The literature on UG rarely engages these possibilities seriously and
the syntax literature on UG/syntax can *never allow* semantics or
pragmatics to play a causal role in the statement of any rule or
constraint. Chomsky has traditionally rejected such a role for
semantics. In his articles on the contributions of surface structure
to semantic interpretation, semantic interpretation is allowed to be a
factor in selecting among different grammatical structures, but it may
never be part of the structural description or change of any such
structure, nor could it be if UG is to be maintained.

UG is not only required to be 'pure grammar', this restriction
requires UG to be utterly divorced from semantics and pragmatics,
relegated to the role of a 'Conceptual-Intentional Interface' System.

Pragmatist linguistics, like functionalist linguistics/cognitive
linguistics, is able to take advantage of speaker knowledge across
several domains of knowledge to generate sentence structures as
largely formed by what we are talking about. In this sense, UG for
language is rendered unnecessary, indeed, incompatible with the
research program of these other perspectives.

A further illustration might be to consider the possibility of a UT,
Universal Technology. Most societies, perhaps all, have bows and
arrows. Are bows and arrows innately specified?
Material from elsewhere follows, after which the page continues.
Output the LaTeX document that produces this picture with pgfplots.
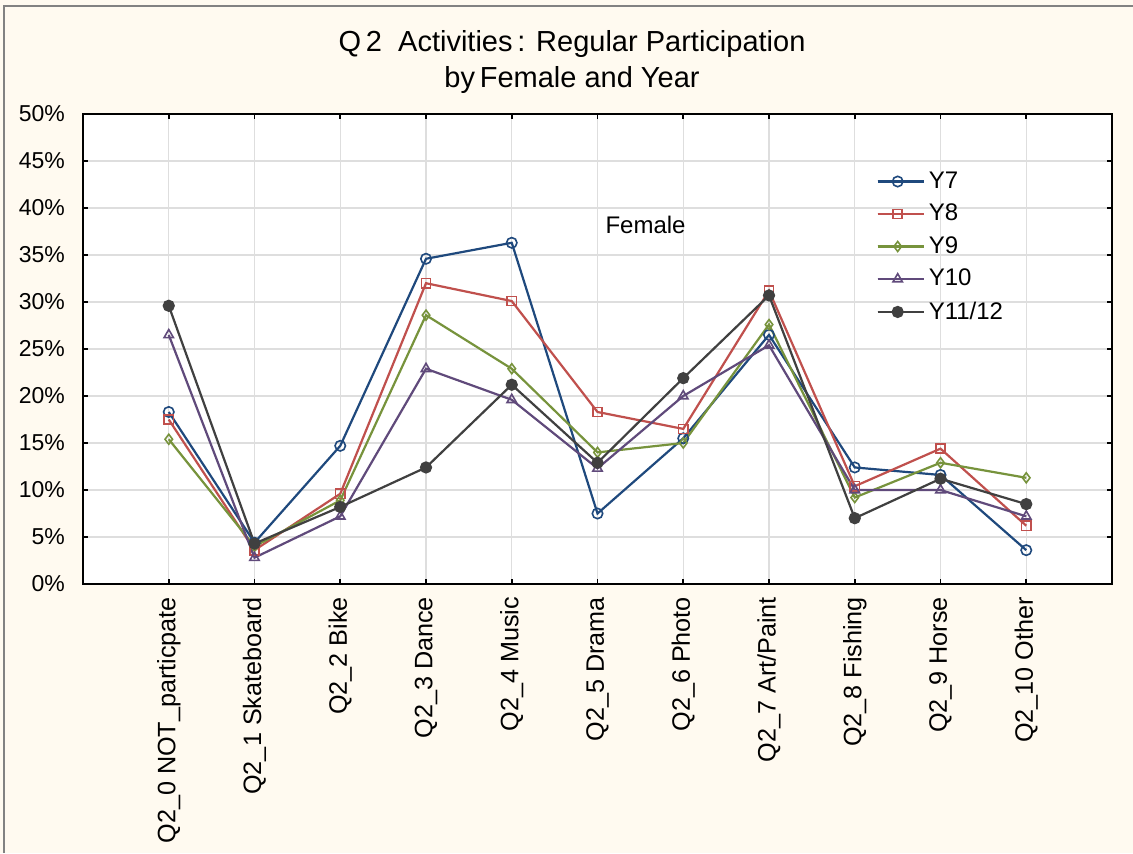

Of course not. We can
see how, given general cognitive properties of humans, bows and arrows
provide a natural solution to an ever-present problem: eating protein
that can move faster than us featherless bipeds. Once we recognize the
utility, the form follows.

I used to argue with Tom Givon all the time when he said the same
thing. So, it turns out that I was wrong and he was right (though I
don't want to be seen as putting words in his mouth. He has enough
there of his own). This distribution of correctness will not surprise
Tom.

By the way, let me make it very, very clear that I am not advocating a
function-only approach to syntax, not at all. I do not consider myself
a functionalist. I am proposing no 'either/or' dichotomy between
information structure and serious, formal syntax. We need
both. Although doing both function and form together will obviate the
need for UG, they are not mutually exclusive but complementary. This
is why I have become a fan of Role and Reference Grammar - it works
hard at handling both of these vital aspects of human languages.